Gratteri risponde alle domande dei ragazzi. Non nomina mai apertamente “Gomorra”, la serie tv ispirata all’omonimo libro di Roberto Saviano e da lui sceneggiata, ambientata proprio a Scampia. Ma è chiaro che si riferisce ad essa, quando dice che «abbiamo visto film sulla camorra, ambientati in questo territorio, nei quali c’è solo violenza. E la seconda stagione viene fatta ancora più violenta, poiché il pubblico è assuefatto. Se dopo averla vista un ragazzo porta i capelli come il killer che ha visto in tv, vuol dire che ho fatto dei guai – osserva il magistrato −. Ed è inutile che vada poi a parlare di Falcone e Borsellino in tv, se ho contribuito con la mia opera al fatto che quel ragazzo imita un camorrista». Il procuratore di Napoli precisa che «non si tratta di tarpare le ali all’arte. Da adulto, però, io devo preoccuparmi di quale fine farà la mia opera, se non appare mai un poliziotto, un magistrato, un prete, un insegnante… Quale messaggio darò?».

Gratteri risponde poi a una domanda sull’utilizzo dei social network da parte delle mafie. «I cartelli messicani, la ‘ndrangheta, la camorra utilizzano i social per presentarsi come modello vincente, per dire a chi li guarda: “Vieni con noi, sarai ricco come noi”. Ma è un inganno: quasi mai si diventa capi, un ruolo che passa di padre in figlio.
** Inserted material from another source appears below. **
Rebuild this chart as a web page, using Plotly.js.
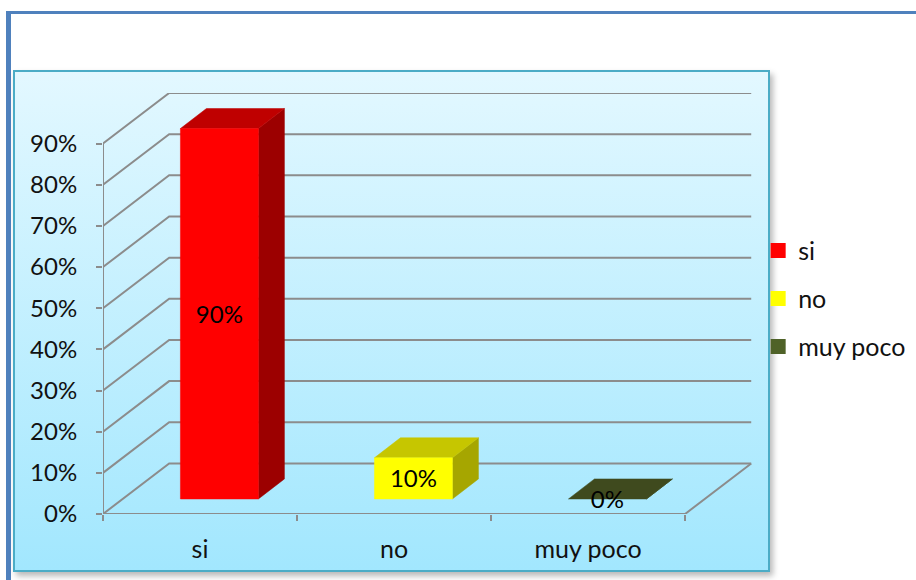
<!DOCTYPE html>
<html><head><meta charset="utf-8">
<script src="https://cdn.plot.ly/plotly-3.0.1.min.js"></script>
<style>
html,body{margin:0;padding:0;background:#fff;width:916px;height:580px;overflow:hidden}
#frame{position:absolute;left:6px;top:11px;width:910px;height:569px;border-top:3px solid #4f81bd;border-left:5px solid #4f81bd;box-sizing:border-box}
#panel{position:absolute;left:13px;top:70px;width:757px;height:502px;box-sizing:border-box;border:2px solid #4bacc6;background:linear-gradient(#e3f8ff,#a2e7fe);box-shadow:3px 4px 6px rgba(0,0,0,.28)}
#chart{position:absolute;left:0;top:0;width:916px;height:580px}
</style></head><body>
<div id="frame"></div><div id="panel"></div><div id="chart"></div>
<script>
const categories = ['si', 'no', 'muy poco'];
const values = [90, 10, 0];
const valueLabels = ['90%', '10%', '0%'];
const yTicks = [0, 10, 20, 30, 40, 50, 60, 70, 80, 90];
const yTickLabels = ['0%', '10%', '20%', '30%', '40%', '50%', '60%', '70%', '80%', '90%'];
const frontColors = ['#ff0000', '#ffff00', '#3f4a1e'];
const topColors = ['#bf0000', '#c6c600', '#3f4a1e'];
const sideColors = ['#9c0000', '#a6a600', '#3f4a1e'];
const legendColors = ['#ff0000', '#ffff00', '#4f6228'];

// oblique projection, in axis units
const wallDx = 0.341, wallDy = 12.29;    // floor depth
const barDx = 0.134, barDy = 4.87;       // bar depth
const barShiftX = 0.1, barShiftY = 3.65; // bar set back from front edge
const barW = 0.402, nCat = categories.length, yMax = yTicks[yTicks.length - 1];
const labelDrop = 0.7;                   // optical centring of value labels
const gridColor = '#8c8c8c';

const traces = [];
// gridlines: side wall + back wall
const gx = [], gy = [];
yTicks.forEach(v => { gx.push(0, wallDx, nCat + wallDx, null); gy.push(v, v + wallDy, v + wallDy, null); });
// y axis, floor front edge and right edge
gx.push(0, 0, null, 0, nCat, nCat + wallDx);
gy.push(0, yMax, null, 0, 0, wallDy);
traces.push({type:'scatter', mode:'lines', x:gx, y:gy, cliponaxis:false, line:{color:gridColor, width:2}, showlegend:false, hoverinfo:'skip'});

function poly(x, y, color) {
  traces.push({type:'scatter', mode:'lines', x, y, fill:'toself', fillcolor:color, line:{color, width:0.5}, showlegend:false, hoverinfo:'skip'});
}
values.forEach((v, i) => {
  const l = i + 0.5 + barShiftX - barW / 2, r = l + barW, b = barShiftY, t = b + v;
  poly([r, r + barDx, r + barDx, r, r], [b, b + barDy, t + barDy, t, b], sideColors[i]);
  poly([l, r, r + barDx, l + barDx, l], [t, t, t + barDy, t + barDy, t], topColors[i]);
  if (v > 0) poly([l, r, r, l, l], [b, b, t, t, b], frontColors[i]);
});
// value labels
traces.push({type:'scatter', mode:'text',
  x: values.map((v, i) => i + 0.5 + barShiftX),
  y: values.map(v => barShiftY + v / 2 - labelDrop),
  text: valueLabels, textposition:'middle center',
  textfont:{family:'Lato, sans-serif', size:24, color:'#000'},
  cliponaxis:false, showlegend:false, hoverinfo:'skip'});
// legend keys
categories.forEach((c, i) => traces.push({type:'scatter', mode:'markers', x:[null], y:[null], name:c,
  legendgroup:c, marker:{symbol:'square', size:15, color:legendColors[i]}}));

const font = {family:'Lato, sans-serif', size:24, color:'#111'};
const wideFont = {family:'Lato, sans-serif', size:25, color:'#111'};
const layout = {
  width:916, height:580,
  margin:{l:103, r:164, t:93, b:66, pad:0, autoexpand:false},
  paper_bgcolor:'rgba(0,0,0,0)', plot_bgcolor:'rgba(0,0,0,0)',
  font,
  showlegend:true,
  legend:{x:1.0095, xanchor:'left', y:0.68, yanchor:'top', traceorder:'grouped', tracegroupgap:12.5,
          font:wideFont, bgcolor:'rgba(0,0,0,0)', itemclick:false},
  xaxis:{range:[0, nCat + 0.345], showgrid:false, zeroline:false, showline:false,
         tickmode:'array', tickvals:categories.map((c, i) => i + 0.5), ticktext:categories,
         ticks:'', ticklabelstandoff:18, tickfont:wideFont,
         minor:{tickmode:'array', tickvals:[0, 1, 2, 3], ticks:'outside', ticklen:6, tickwidth:2, tickcolor:gridColor, showgrid:false}},
  yaxis:{range:[0, yMax + wallDy], showgrid:false, zeroline:false, showline:false,
         tickmode:'array', tickvals:yTicks, ticktext:yTickLabels,
         ticks:'outside', ticklen:6, tickwidth:2, tickcolor:gridColor, ticklabelstandoff:14, tickfont:font}
};
Plotly.newPlot('chart', traces, layout, {displayModeBar:false, responsive:false});
</script></body></html>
Gli esecutori sono quelli che più finiscono dietro le sbarre, mentre i mandanti sono più difficili da prendere. I mafiosi si fanno vedere ricchi e potenti: attenti, perché è una trappola». Agli studenti di Scampia, che applaudono alla fine di ogni sua risposta, il procuratore di Napoli consiglia invece di «studiare, l’unica possibilità di riscatto. E, se non siete portati per lo studio, imparate un mestiere. Vedrete che non rimarrete mai disoccupati. L’importante è non restare sul divano con le mani in mano».

L’arcivescovo ringrazia Gratteri, «testimone credibile di legalità, giustizia, cambiamento. Abbiamo bisogno di testimoni credibili – dice Battaglia –. Diffidate di chi parla di voi, ma non parla “con” voi. Non date in appalto a nessuno la vostra coscienza: ve lo chiedo col cuore». Anche l’arcivescovo critica alcuni modelli offerti dalla tv. «Ho visto – racconta – una mamma litigare con la figlia adolescente perché quest’ultima si rifiutava di farle una foto con un partecipante al programma “Uomini e donne”. Quanti danni… Abbiamo ridotto anche i sentimenti a oggetto di consumo».

Infine, il rettore Lorito parla dell’impegno della Federico II nelle periferie napoletane. A San Giovanni a Teduccio, dove ha sede l’academy della Apple a Scampia, dove c’è il polo universitario per le professioni mediche, e presto anche a Caivano, dove sorgeranno altre due academy. La mattinata si conclude proprio con l’appello del rettore ai ragazzi delle scuole del quartiere: «Abbiamo bisogno di voi. La nostra è una università aperta. Buona parte dei nostri studenti è esentato dalle tasse. Dateci la possibilità di mettere il nostro futuro sulle vostre spalle».